Yahoo shareholders have overwhelmingly
rejected proposals to stop censoring its Chinese customers and support human
rights.
A proposal at the company's annual general meeting that the company adopt a
global policy against censorship won only 15 per cent of the vote.
Another proposal to set up a human rights committee within the company to
examine how it operates got just four per cent of the vote.
"It is very disappointing; we were very supportive of the proposals," said
Steve Ballinger, a spokesman for
Amnesty
International.
"We will continue to put pressure on Yahoo and we will encourage our members
to write to them to express their feelings on the issue.

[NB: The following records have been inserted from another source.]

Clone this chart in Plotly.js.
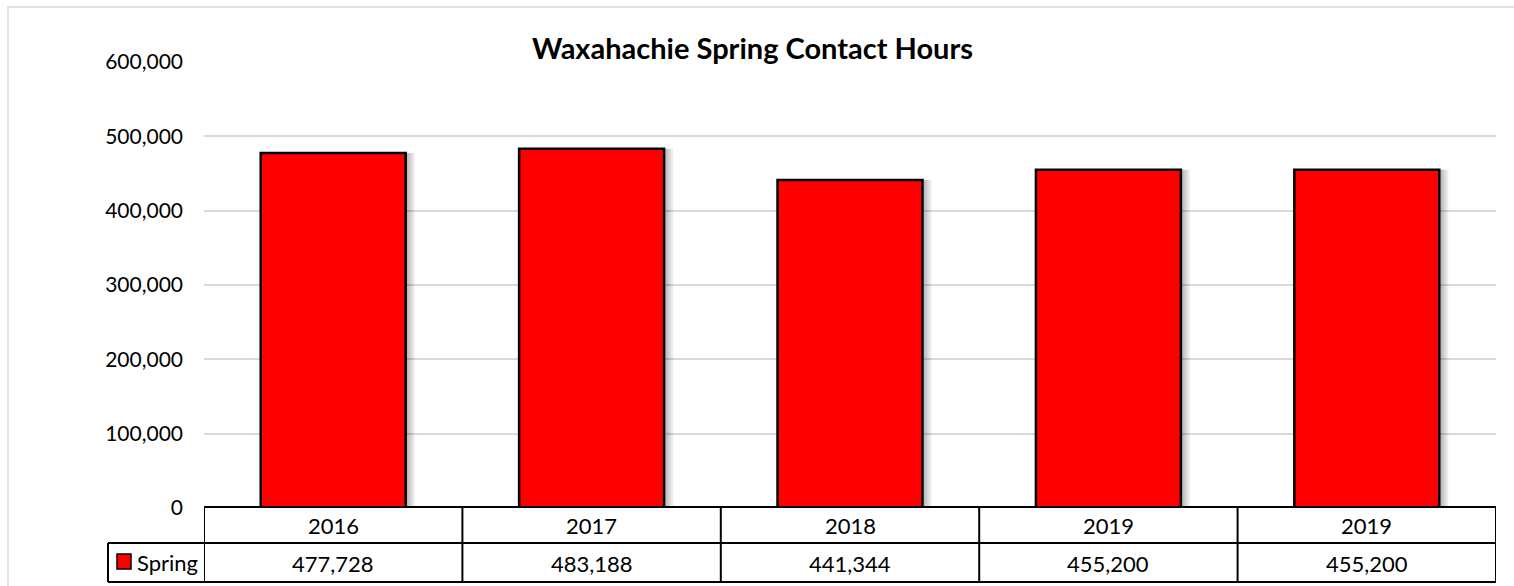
<!DOCTYPE html>
<html>
<head>
<meta charset="utf-8">
<script src="https://cdn.plot.ly/plotly-3.0.1.min.js"></script>
<style>html,body{margin:0;padding:0;background:#fff;}#chart{width:1514px;height:586px;}</style>
</head>
<body>
<div id="chart"></div>
<script>
var categories = ['2016', '2017', '2018', '2019', '2019'];
var springValues = [477728, 483188, 441344, 455200, 455200];
var seriesName = 'Spring';
var chartTitle = 'Waxahachie Spring Contact Hours';

var W = 1514, H = 586;
var M = {l: 204, r: 18, t: 62, b: 78};
var plotW = W - M.l - M.r, plotH = H - M.t - M.b;
var zeroPx = H - M.b;
function py(p) { return (zeroPx - p) / plotH; }   // pixel y -> paper y
function px(p) { return (p - M.l) / plotW; }      // pixel x -> paper x
var unitPx = plotW / categories.length;

var xs = categories.map(function (c, i) { return i; });
var FONT = 'Lato, "Open Sans", sans-serif';
var barW = 0.561;

var traces = [];
// soft shadow layers
[9, 7, 5, 3].forEach(function (s) {
  traces.push({
    type: 'bar', x: xs, y: springValues,
    width: barW, offset: -barW / 2 + s / unitPx,
    marker: {color: 'rgba(0,0,0,0.07)', line: {width: 0}},
    hoverinfo: 'skip', showlegend: false
  });
});
traces.push({
  type: 'bar', x: xs, y: springValues, name: seriesName,
  width: barW, offset: -barW / 2,
  marker: {color: '#ff0000', line: {color: '#000000', width: 2.5}},
  showlegend: false
});

var shapes = [];
var annotations = [];
var lineStyle = {color: '#000000', width: 2};
var yRow0 = py(507), yRow1 = py(543), yRow2 = py(582);
// horizontal table lines
shapes.push({type: 'line', xref: 'paper', yref: 'paper', x0: 0, x1: 1, y0: yRow0, y1: yRow0, line: lineStyle});
shapes.push({type: 'line', xref: 'paper', yref: 'paper', x0: px(108), x1: 1, y0: yRow1, y1: yRow1, line: lineStyle});
shapes.push({type: 'line', xref: 'paper', yref: 'paper', x0: px(108), x1: 1, y0: yRow2, y1: yRow2, line: lineStyle});
// legend cell left edge
shapes.push({type: 'line', xref: 'paper', yref: 'paper', x0: px(108), x1: px(108), y0: yRow1, y1: yRow2, line: lineStyle});
// vertical column lines
for (var i = 0; i <= categories.length; i++) {
  shapes.push({type: 'line', xref: 'x', yref: 'paper', x0: i - 0.5, x1: i - 0.5, y0: yRow0, y1: yRow2, line: lineStyle});
}
// legend key square
shapes.push({type: 'rect', xref: 'paper', yref: 'paper', x0: px(117), x1: px(131), y0: py(554), y1: py(569),
  fillcolor: '#ff0000', line: {color: '#000000', width: 1.5}});
// outer chart border (left + top visible)
shapes.push({type: 'rect', xref: 'paper', yref: 'paper', x0: px(8), x1: px(1530), y0: py(7), y1: py(600),
  fillcolor: 'rgba(0,0,0,0)', line: {color: '#d9d9d9', width: 1.5}, layer: 'below'});

categories.forEach(function (c, i) {
  annotations.push({xref: 'x', yref: 'paper', x: i, y: py(525), text: c, showarrow: false,
    xanchor: 'center', yanchor: 'middle', font: {family: FONT, size: 22, color: '#000'}});
  annotations.push({xref: 'x', yref: 'paper', x: i, y: py(563), text: springValues[i].toLocaleString('en-US'), showarrow: false,
    xanchor: 'center', yanchor: 'middle', font: {family: FONT, size: 22, color: '#000'}});
});
annotations.push({xref: 'paper', yref: 'paper', x: px(135), y: py(562), text: seriesName, showarrow: false,
  xanchor: 'left', yanchor: 'middle', font: {family: FONT, size: 22, color: '#000'}});

var layout = {
  width: W, height: H,
  margin: M,
  paper_bgcolor: '#ffffff', plot_bgcolor: '#ffffff',
  barmode: 'overlay',
  title: {text: '<b>' + chartTitle + '</b>', x: 0.497, xref: 'container', xanchor: 'center',
    y: 1 - 49 / H, yref: 'container', yanchor: 'middle',
    font: {family: FONT, size: 29, color: '#000'}},
  xaxis: {range: [-0.5, categories.length - 0.5], showticklabels: false, showgrid: false,
    zeroline: false, showline: false, ticks: '', fixedrange: true},
  yaxis: {range: [0, 600000], dtick: 100000, tickformat: ',d', showgrid: true, gridcolor: '#d9d9d9', gridwidth: 2,
    zeroline: false, showline: false, ticks: '', ticklabelstandoff: 20,
    tickfont: {family: FONT, size: 21, color: '#000'}},
  shapes: shapes,
  annotations: annotations,
  showlegend: false
};

Plotly.newPlot('chart', traces, layout, {displayModeBar: false, staticPlot: true});
</script>
</body>
</html>
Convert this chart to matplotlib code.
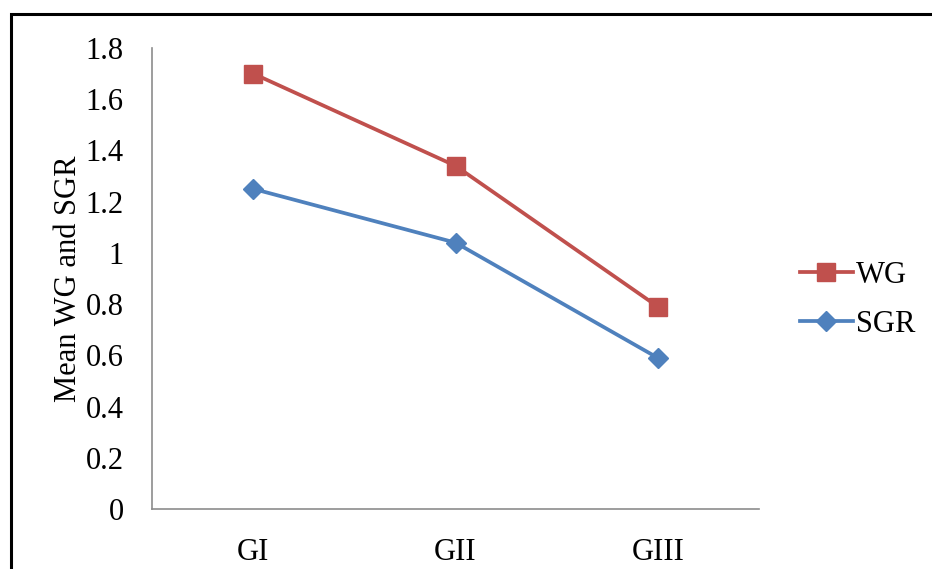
import matplotlib.pyplot as plt
from matplotlib.patches import Rectangle

groups = ['GI', 'GII', 'GIII']
wg = [1.70, 1.34, 0.79]
sgr = [1.25, 1.04, 0.59]
y_ticks = [0, 0.2, 0.4, 0.6, 0.8, 1.0, 1.2, 1.4, 1.6, 1.8]
y_tick_labels = ['0', '0.2', '0.4', '0.6', '0.8', '1', '1.2', '1.4', '1.6', '1.8']

plt.rcParams['font.family'] = ['Liberation Serif', 'DejaVu Serif']

fig = plt.figure(figsize=(9.32, 5.69), dpi=100)
ax = fig.add_axes([152 / 932, 1 - 509 / 569, 607 / 932, 461 / 569])

x = [i + 0.5 for i in range(len(groups))]
ax.plot(x, wg, color='#C0504D', lw=2.7, marker='s', ms=13, label='WG')
ax.plot(x, sgr, color='#4F81BD', lw=2.7, marker='D', ms=10, label='SGR')

ax.set_xlim(0, 3)
ax.set_ylim(0, 1.8)
ax.set_xticks(x)
ax.set_xticklabels(groups)
ax.set_yticks(y_ticks)
ax.set_yticklabels(y_tick_labels)
ax.tick_params(length=0, labelsize=22)
ax.tick_params(axis='y', pad=20.5)
ax.tick_params(axis='x', pad=21)
ax.set_ylabel('Mean WG and SGR', fontsize=22, labelpad=2)

for side in ['top', 'right']:
    ax.spines[side].set_visible(False)
for side in ['left', 'bottom']:
    ax.spines[side].set_color('#8c8c8c')
    ax.spines[side].set_linewidth(1.2)

ax.legend(loc='center left', bbox_to_anchor=(772 / 932, 1 - 300 / 569),
          bbox_transform=fig.transFigure, frameon=False, fontsize=22,
          handlelength=1.75, handletextpad=0.1, labelspacing=0.65)

# outer frame, cut off at the right and bottom like the source
fig.patches.append(Rectangle((10.5 / 932, -0.05), 1.0, 1.05 - 13.5 / 569,
                             transform=fig.transFigure, fill=False,
                             edgecolor='black', lw=2.2, clip_on=False))

fig.savefig('out.png', dpi=100)
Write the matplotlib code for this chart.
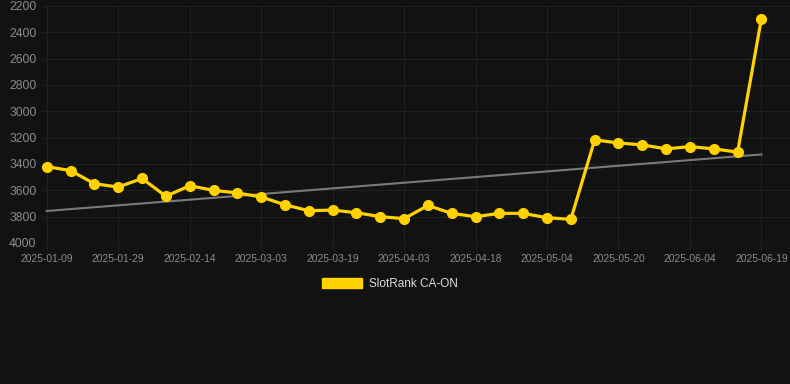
import matplotlib
matplotlib.use("Agg")
import matplotlib.pyplot as plt
import numpy as np
from matplotlib.patches import Patch

# rank values per sample (lower is better, axis inverted)
ranks = [3420, 3450, 3550, 3575, 3510, 3645, 3565, 3600, 3620, 3650,
         3710, 3755, 3750, 3770, 3800, 3815, 3715, 3775, 3800, 3775,
         3775, 3808, 3820, 3217, 3240, 3255, 3285, 3268, 3285, 3310,
         2295]
tick_labels = ['2025-01-09', '2025-01-29', '2025-02-14', '2025-03-03',
               '2025-03-19', '2025-04-03', '2025-04-18', '2025-05-04',
               '2025-05-20', '2025-06-04', '2025-06-19']
series_name = 'SlotRank CA-ON'

bg = '#121212'
grid_c = '#212121'
txt_c = '#8c8c8c'
yellow = '#ffd200'

plt.rcParams['font.family'] = ['Liberation Sans', 'DejaVu Sans']

fig = plt.figure(figsize=(7.9, 3.84), dpi=100, facecolor=bg)
ax = fig.add_axes([42 / 790, 1 - 243 / 384, 748 / 790, 237 / 384])
ax.set_facecolor(bg)

x = np.arange(len(ranks))
# linear trend through the series
k, b = np.polyfit(x, ranks, 1)
ax.plot(x, k * x + b, color='#7a7a7a', lw=1.5, zorder=2)
ax.plot(x, ranks, color=yellow, lw=2.3, marker='o', ms=7, zorder=3)

ax.set_ylim(4000, 2200)
ax.set_yticks(range(2200, 4001, 200))
ax.set_xlim(-0.2, 31.2)
ax.set_xticks(x[::3])
ax.set_xticklabels(tick_labels)

ax.grid(True, color=grid_c, lw=0.8)
for s in ax.spines.values():
    s.set_visible(False)
ax.axhline(4000, color='#2a2a2a', lw=1, zorder=1)
ax.tick_params(axis='x', colors=grid_c, labelcolor=txt_c, labelsize=7.4, length=5, pad=3)
ax.tick_params(axis='y', length=0, labelcolor=txt_c, labelsize=8.7, pad=4)

fig.legend(handles=[Patch(facecolor=yellow, edgecolor=yellow)], labels=[series_name],
           loc='center', bbox_to_anchor=(390 / 790, 1 - 284 / 384), frameon=False,
           fontsize=8.5, labelcolor='#dddddd', handlelength=3.4, handleheight=0.95,
           handletextpad=0.6)

fig.savefig('out.png', dpi=100, facecolor=bg)
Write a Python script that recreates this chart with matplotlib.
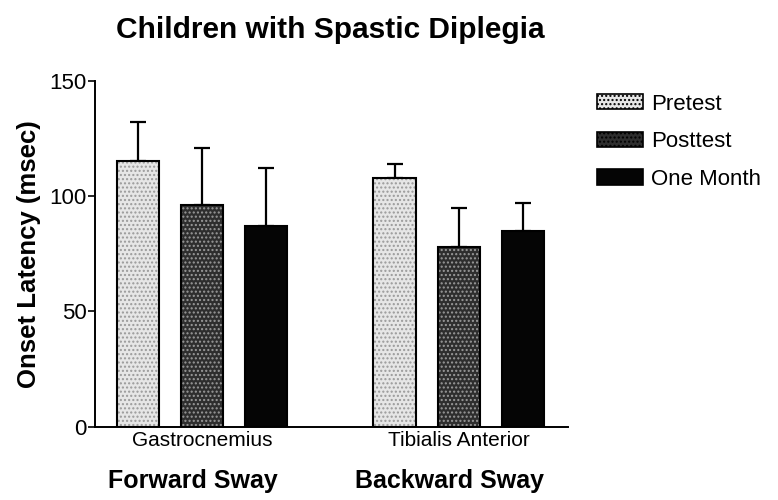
import matplotlib
matplotlib.use("Agg")
import matplotlib.pyplot as plt
import matplotlib.patches as mpatches
import numpy as np

plt.rcParams['font.family'] = ['Liberation Sans', 'DejaVu Sans']

muscles = ["Gastrocnemius", "Tibialis Anterior"]
sways = ["Forward Sway", "Backward Sway"]
series = ["Pretest", "Posttest", "One Month"]
means = {
    "Pretest":   [115, 108],
    "Posttest":  [96, 78],
    "One Month": [87, 85],
}
errs = {
    "Pretest":   [17, 6],
    "Posttest":  [25, 17],
    "One Month": [25, 12],
}
yticks = [0, 50, 100, 150]

faces = {"Pretest": "#e6e6e6", "Posttest": "#2e2e2e", "One Month": "#050505"}
hatches = {"Pretest": "....", "Posttest": "....", "One Month": None}
hatch_cols = {"Pretest": "#9a9a9a", "Posttest": "#9a9a9a", "One Month": "#050505"}

fig = plt.figure(figsize=(7.78, 5.0), dpi=100)
ax = fig.add_axes([0.122, 0.1466, 0.608, 0.692])

group_pos = np.array([0.0, 4.0])
width = 0.66
for i, s in enumerate(series):
    x = group_pos + i
    ax.bar(x, means[s], width, color=faces[s], hatch=hatches[s],
           edgecolor=hatch_cols[s], linewidth=0, zorder=2)
    ax.bar(x, means[s], width, fill=False, edgecolor="black", linewidth=1.5, zorder=3)
    ax.errorbar(x, means[s], yerr=[np.zeros(len(x)), errs[s]], fmt="none",
                ecolor="black", elinewidth=1.6, capsize=6, capthick=1.6, zorder=1)

ax.set_xlim(-0.67, 6.7)
ax.set_ylim(0, 150)
ax.set_yticks(yticks)
ax.tick_params(axis="y", labelsize=16, length=5, width=1.2, direction="out", pad=1)
ax.set_xticks(group_pos + 1)
ax.set_xticklabels(muscles, fontsize=15)
ax.tick_params(axis="x", length=0, pad=3)
ax.spines["top"].set_visible(False)
ax.spines["right"].set_visible(False)
ax.spines["left"].set_linewidth(1.4)
ax.spines["bottom"].set_linewidth(1.4)
ax.set_ylabel("Onset Latency (msec)", fontsize=18.5, fontweight="bold", labelpad=6)

fig.text(0.425, 0.94, "Children with Spastic Diplegia", fontsize=21.5,
         fontweight="bold", ha="center", va="center")

for gp, sw in zip(group_pos, sways):
    xf = ax.transData.transform((gp + 1, 0))[0]
    xf = fig.transFigure.inverted().transform((xf, 0))[0]
    fig.text(xf - 0.012, 0.038, sw, fontsize=18, fontweight="bold",
             ha="center", va="center")

handles = []
for s in series:
    handles.append(mpatches.Patch(facecolor=faces[s], edgecolor="black",
                                  hatch=hatches[s], linewidth=1.2, label=s))
leg = fig.legend(handles=handles, loc="upper left", bbox_to_anchor=(0.767, 0.813),
                 frameon=False, fontsize=16, handlelength=2.1, handleheight=0.68,
                 handletextpad=0.35, labelspacing=0.75, borderpad=0, borderaxespad=0)

fig.savefig("out.png", dpi=100)
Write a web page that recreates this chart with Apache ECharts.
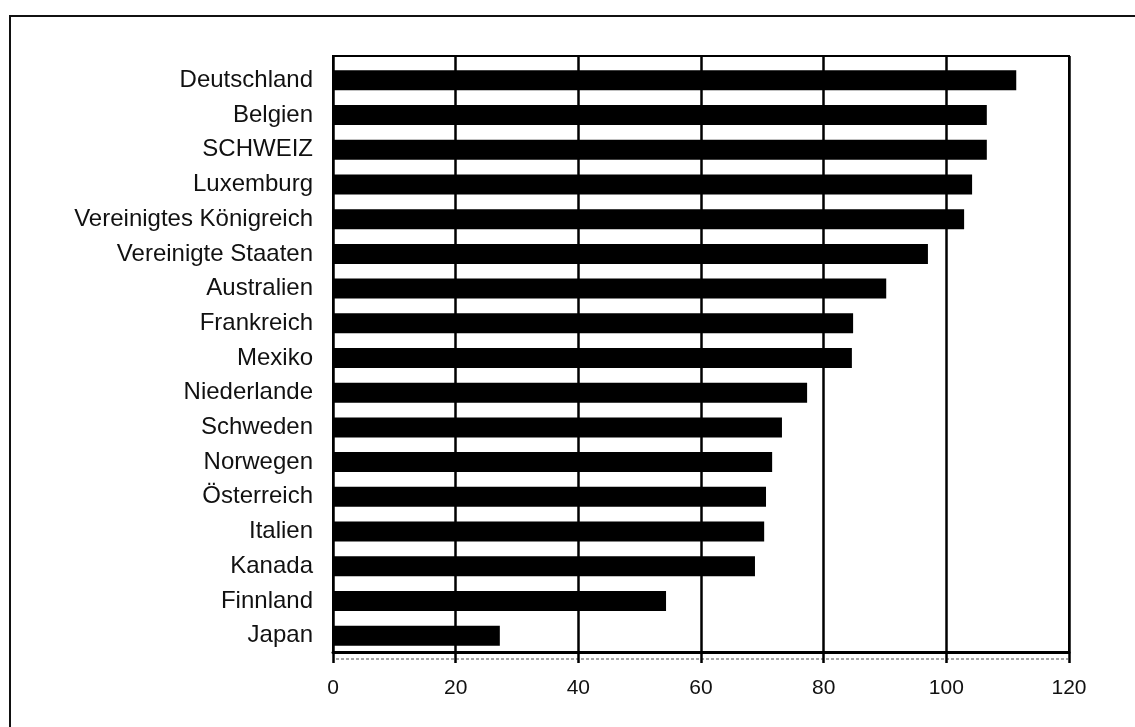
<!DOCTYPE html>
<html>
<head>
<meta charset="utf-8">
<script src="https://cdn.jsdelivr.net/npm/echarts@6/dist/echarts.min.js"></script>
<style>
  html, body { margin: 0; padding: 0; background: #fff; }
  #chart { width: 1135px; height: 727px; }
</style>
</head>
<body>
<div id="chart"></div>
<script>
// Countries, top to bottom
const categories = [
  'Deutschland', 'Belgien', 'SCHWEIZ', 'Luxemburg', 'Vereinigtes Königreich',
  'Vereinigte Staaten', 'Australien', 'Frankreich', 'Mexiko', 'Niederlande',
  'Schweden', 'Norwegen', 'Österreich', 'Italien', 'Kanada', 'Finnland', 'Japan'
];
// Index values per country
const values = [
  111.4, 106.6, 106.6, 104.2, 102.9,
  97.0, 90.2, 84.8, 84.6, 77.3,
  73.2, 71.6, 70.6, 70.3, 68.8, 54.3, 27.2
];
// Value axis range and tick step
const xMin = 0;
const xMax = 120;
const xStep = 20;

const FONT = '"Liberation Sans", Arial, sans-serif';

const chart = echarts.init(document.getElementById('chart'), null, { renderer: 'canvas' });

chart.setOption({
  animation: false,
  backgroundColor: '#ffffff',
  textStyle: { fontFamily: FONT },
  graphic: [
    // outer frame around the whole figure
    {
      type: 'rect',
      shape: { x: 10, y: 16, width: 1140, height: 800 },
      style: { fill: 'none', stroke: '#111', lineWidth: 2 },
      silent: true
    },
    // faint dotted rule just under the value axis
    {
      type: 'line',
      shape: { x1: 336, y1: 659, x2: 1068, y2: 659 },
      style: { stroke: '#8a8a8a', lineWidth: 1.5, lineDash: [3, 2] },
      silent: true
    }
  ],
  grid: [
    // plot frame with vertical grid lines
    { left: 333, right: 66, top: 56, bottom: 75, show: true, borderColor: '#000', borderWidth: 2 },
    // bar area
    { left: 333, right: 66, top: 63, bottom: 74 }
  ],
  xAxis: [
    {
      gridIndex: 0,
      type: 'value',
      min: xMin, max: xMax, interval: xStep,
      axisLine: { show: true, lineStyle: { color: '#000', width: 3 } },
      axisTick: { show: true, length: 11, lineStyle: { color: '#000', width: 2.5 } },
      splitLine: { show: true, lineStyle: { color: '#000', width: 2.5 } },
      axisLabel: { color: '#111', fontSize: 21, fontFamily: FONT, margin: 26 }
    },
    {
      gridIndex: 1,
      type: 'value',
      min: xMin, max: xMax,
      show: false
    }
  ],
  yAxis: [
    { gridIndex: 0, type: 'value', show: false },
    {
      gridIndex: 1,
      type: 'category',
      inverse: true,
      data: categories,
      axisLine: { show: false },
      axisTick: { show: false },
      splitLine: { show: false },
      axisLabel: { color: '#111', fontSize: 24, fontFamily: FONT, margin: 20 }
    }
  ],
  series: [
    {
      type: 'bar',
      xAxisIndex: 1,
      yAxisIndex: 1,
      data: values,
      barWidth: 20,
      itemStyle: { color: '#000' }
    }
  ]
});
</script>
</body>
</html>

We have not given up on
this in the slightest."
Amnesty issued a report last week that was
highly
critical of Yahoo, Google, Microsoft and Cisco for supporting censorship in
China and around the world.
Yahoo has consistently claimed that it has to obey local laws in the
countries in which it operates, despite the Chinese constitution guaranteeing
free speech.
Reporters without Borders has alleged that
Yahoo regularly works with the Chinese police and was involved in most of the
cases where dissidents or journalists who annoyed the authorities have been
jailed.
The company refused to testify at a
special
conference on the issue held by the US government Congressional Human Rights
Caucus, preferring instead to send a statement.
"We do not consider the internet situation in China to be one of 'business as
usual'," it said.
"Beyond commercial considerations, we believe that our services have promo
ted personal expression and enabled far wider access to independent sources of
information for hundreds of millions of individuals in China and elsewhere in
the world."
Yahoo is also facing a
legal challenge in
the courts in California from a Chinese journalist who was sentenced to 10
years' forced labour after Yahoo helped with his arrest.